[WHAT IS BEING ASKED]: Extract from the listing each line in which the word "Write" appears.

---------- MATERIAL FOR THIS EXERCISE

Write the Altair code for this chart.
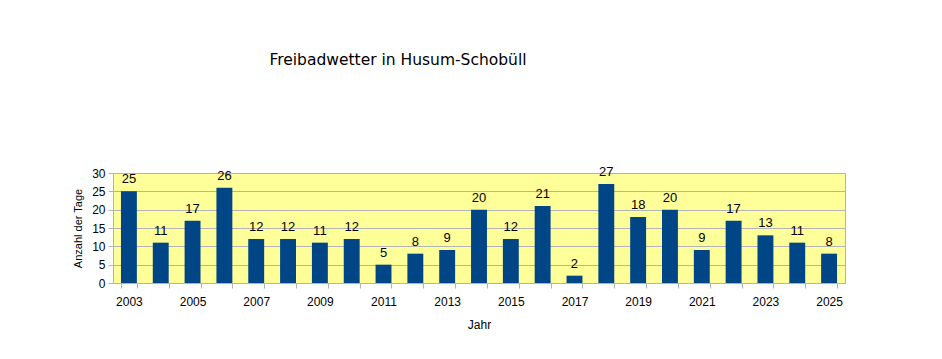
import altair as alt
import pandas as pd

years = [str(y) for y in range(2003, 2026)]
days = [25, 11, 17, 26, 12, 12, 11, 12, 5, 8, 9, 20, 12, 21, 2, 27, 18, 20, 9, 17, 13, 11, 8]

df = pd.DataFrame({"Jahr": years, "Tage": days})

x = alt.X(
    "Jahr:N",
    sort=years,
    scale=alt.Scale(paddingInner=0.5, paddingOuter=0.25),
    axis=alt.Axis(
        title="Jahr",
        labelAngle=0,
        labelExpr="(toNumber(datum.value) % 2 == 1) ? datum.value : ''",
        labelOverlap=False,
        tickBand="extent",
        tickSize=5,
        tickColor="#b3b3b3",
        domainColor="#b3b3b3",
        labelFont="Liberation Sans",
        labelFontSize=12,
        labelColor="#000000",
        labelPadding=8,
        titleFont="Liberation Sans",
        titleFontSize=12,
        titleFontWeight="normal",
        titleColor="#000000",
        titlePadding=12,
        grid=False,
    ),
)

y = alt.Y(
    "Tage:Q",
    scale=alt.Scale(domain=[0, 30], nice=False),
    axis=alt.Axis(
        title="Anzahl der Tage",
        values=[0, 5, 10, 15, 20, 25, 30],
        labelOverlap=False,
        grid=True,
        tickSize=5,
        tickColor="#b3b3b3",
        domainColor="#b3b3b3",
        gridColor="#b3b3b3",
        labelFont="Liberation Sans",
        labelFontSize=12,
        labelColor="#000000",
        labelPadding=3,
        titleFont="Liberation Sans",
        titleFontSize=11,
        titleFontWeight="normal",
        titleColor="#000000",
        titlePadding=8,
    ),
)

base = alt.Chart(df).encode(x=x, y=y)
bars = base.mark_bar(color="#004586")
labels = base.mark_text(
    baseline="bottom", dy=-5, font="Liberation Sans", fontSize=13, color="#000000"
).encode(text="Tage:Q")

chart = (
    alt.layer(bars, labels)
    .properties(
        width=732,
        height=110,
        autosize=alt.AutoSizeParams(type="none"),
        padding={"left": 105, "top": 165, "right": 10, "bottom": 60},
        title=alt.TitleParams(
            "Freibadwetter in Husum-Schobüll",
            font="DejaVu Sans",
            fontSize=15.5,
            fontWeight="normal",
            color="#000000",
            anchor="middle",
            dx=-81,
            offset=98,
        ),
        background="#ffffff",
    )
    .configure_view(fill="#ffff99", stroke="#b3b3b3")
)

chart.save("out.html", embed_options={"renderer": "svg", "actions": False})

--------------------
---------- MATERIAL FOR THIS EXERCISE

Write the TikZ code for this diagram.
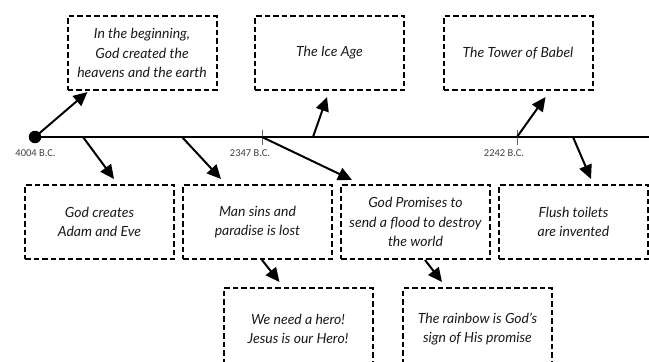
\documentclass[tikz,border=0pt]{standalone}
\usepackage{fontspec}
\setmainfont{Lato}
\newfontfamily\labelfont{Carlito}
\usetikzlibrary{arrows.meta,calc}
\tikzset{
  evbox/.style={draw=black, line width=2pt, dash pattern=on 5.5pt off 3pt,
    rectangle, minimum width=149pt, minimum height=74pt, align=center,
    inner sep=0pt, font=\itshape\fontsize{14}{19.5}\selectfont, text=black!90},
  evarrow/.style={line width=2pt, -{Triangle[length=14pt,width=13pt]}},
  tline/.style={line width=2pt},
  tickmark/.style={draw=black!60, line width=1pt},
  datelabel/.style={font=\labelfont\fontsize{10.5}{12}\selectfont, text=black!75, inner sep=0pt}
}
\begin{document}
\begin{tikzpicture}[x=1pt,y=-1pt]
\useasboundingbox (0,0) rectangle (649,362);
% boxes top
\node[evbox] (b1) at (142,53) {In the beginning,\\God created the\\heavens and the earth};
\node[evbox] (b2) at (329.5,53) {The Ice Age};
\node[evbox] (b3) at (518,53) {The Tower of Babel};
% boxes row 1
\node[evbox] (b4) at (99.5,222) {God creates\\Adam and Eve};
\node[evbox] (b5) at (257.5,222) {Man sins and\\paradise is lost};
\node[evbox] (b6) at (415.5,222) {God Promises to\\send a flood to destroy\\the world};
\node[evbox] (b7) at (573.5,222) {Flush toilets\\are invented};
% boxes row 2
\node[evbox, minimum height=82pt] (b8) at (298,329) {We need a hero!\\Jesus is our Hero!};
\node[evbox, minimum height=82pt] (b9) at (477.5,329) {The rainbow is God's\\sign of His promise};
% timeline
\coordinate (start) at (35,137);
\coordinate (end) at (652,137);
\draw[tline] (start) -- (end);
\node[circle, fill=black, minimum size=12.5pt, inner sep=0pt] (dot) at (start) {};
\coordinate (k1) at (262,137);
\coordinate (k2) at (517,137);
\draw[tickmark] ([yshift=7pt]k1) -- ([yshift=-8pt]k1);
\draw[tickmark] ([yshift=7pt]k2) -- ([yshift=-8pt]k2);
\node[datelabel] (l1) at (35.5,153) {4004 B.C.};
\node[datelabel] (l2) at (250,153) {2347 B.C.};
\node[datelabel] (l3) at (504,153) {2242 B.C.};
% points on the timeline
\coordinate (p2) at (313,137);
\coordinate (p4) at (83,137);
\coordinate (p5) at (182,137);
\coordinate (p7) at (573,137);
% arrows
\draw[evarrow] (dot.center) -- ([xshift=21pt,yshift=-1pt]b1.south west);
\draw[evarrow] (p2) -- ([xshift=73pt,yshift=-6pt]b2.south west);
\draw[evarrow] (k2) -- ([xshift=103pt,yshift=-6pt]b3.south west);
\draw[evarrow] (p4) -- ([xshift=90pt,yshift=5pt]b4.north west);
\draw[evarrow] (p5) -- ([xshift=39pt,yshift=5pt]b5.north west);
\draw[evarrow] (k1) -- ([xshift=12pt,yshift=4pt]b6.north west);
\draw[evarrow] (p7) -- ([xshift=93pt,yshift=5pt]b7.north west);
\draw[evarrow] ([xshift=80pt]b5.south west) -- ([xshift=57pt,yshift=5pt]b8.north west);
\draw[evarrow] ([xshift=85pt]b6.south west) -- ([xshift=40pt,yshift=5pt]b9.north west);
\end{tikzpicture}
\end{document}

--------------------
---------- MATERIAL FOR THIS EXERCISE

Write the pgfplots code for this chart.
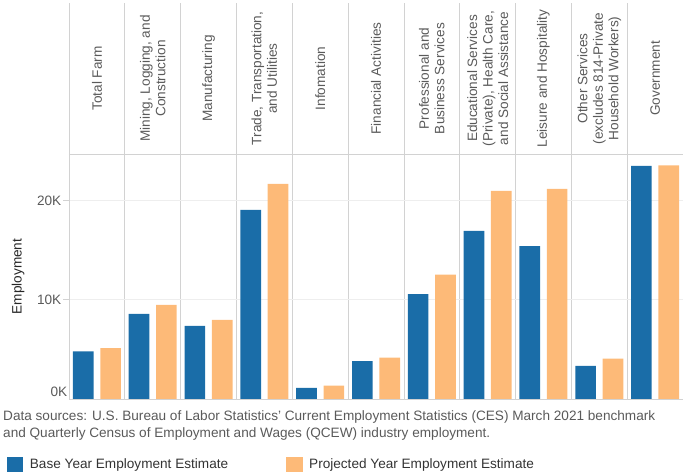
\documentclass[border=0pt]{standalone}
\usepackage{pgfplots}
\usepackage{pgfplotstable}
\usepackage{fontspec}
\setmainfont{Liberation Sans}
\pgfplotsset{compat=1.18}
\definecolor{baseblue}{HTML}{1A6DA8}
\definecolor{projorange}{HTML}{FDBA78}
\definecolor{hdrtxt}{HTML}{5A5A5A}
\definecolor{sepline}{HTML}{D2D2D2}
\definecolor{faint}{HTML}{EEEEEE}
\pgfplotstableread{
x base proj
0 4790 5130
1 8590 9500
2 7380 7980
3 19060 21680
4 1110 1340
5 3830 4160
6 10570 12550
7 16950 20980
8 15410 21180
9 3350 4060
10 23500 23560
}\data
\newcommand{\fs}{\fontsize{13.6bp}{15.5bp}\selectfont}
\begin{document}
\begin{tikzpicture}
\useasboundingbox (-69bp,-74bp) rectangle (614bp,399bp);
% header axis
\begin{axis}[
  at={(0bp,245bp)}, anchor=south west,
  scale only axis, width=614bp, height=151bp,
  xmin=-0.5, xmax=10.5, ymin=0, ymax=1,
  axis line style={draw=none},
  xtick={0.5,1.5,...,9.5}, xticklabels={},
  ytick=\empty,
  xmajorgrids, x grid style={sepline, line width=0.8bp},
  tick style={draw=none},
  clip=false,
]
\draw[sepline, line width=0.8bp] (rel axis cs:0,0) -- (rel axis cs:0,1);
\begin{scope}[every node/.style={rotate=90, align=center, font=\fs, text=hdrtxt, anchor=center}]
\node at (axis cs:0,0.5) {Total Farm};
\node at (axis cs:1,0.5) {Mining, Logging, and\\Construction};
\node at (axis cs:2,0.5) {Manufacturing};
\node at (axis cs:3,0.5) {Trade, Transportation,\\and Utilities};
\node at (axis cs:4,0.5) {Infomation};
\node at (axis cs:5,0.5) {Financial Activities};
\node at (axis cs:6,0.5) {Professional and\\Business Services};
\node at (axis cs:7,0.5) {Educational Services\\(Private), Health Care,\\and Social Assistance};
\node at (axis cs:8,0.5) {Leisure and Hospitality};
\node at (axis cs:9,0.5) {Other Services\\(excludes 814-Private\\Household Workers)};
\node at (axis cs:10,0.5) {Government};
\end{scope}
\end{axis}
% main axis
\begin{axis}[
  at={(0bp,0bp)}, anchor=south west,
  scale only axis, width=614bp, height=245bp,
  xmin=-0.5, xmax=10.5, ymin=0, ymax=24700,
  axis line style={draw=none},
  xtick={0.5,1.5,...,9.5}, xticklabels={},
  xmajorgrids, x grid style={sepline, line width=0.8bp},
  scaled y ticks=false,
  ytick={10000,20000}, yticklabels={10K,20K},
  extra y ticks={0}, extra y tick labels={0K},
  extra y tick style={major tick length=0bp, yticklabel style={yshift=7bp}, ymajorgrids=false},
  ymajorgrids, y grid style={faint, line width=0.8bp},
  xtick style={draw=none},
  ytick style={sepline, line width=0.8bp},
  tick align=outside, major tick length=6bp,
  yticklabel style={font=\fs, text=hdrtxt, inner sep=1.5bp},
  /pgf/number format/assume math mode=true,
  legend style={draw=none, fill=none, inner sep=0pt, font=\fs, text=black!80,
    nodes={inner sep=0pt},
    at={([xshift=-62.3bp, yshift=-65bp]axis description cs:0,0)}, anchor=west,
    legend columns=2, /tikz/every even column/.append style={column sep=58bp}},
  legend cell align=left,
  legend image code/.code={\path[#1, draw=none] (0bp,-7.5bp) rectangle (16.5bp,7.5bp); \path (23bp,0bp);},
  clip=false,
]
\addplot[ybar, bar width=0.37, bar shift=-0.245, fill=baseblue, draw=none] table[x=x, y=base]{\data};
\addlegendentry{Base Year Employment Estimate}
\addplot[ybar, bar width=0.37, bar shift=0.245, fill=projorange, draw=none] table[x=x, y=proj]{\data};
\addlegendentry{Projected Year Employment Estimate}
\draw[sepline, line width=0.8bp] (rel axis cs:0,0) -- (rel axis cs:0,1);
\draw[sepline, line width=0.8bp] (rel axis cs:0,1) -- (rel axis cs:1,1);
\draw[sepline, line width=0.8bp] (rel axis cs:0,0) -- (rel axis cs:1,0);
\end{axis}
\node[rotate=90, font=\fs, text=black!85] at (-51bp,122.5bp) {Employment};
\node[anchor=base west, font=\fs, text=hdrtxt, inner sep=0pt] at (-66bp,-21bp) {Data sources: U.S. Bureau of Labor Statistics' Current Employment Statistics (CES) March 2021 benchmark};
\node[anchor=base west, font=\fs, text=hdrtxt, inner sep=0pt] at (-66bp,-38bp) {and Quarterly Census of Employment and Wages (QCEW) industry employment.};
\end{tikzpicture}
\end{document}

--------------------

[EXPECTED ANSWER]:
Write the Altair code for this chart.
Write the TikZ code for this diagram.
Write the pgfplots code for this chart.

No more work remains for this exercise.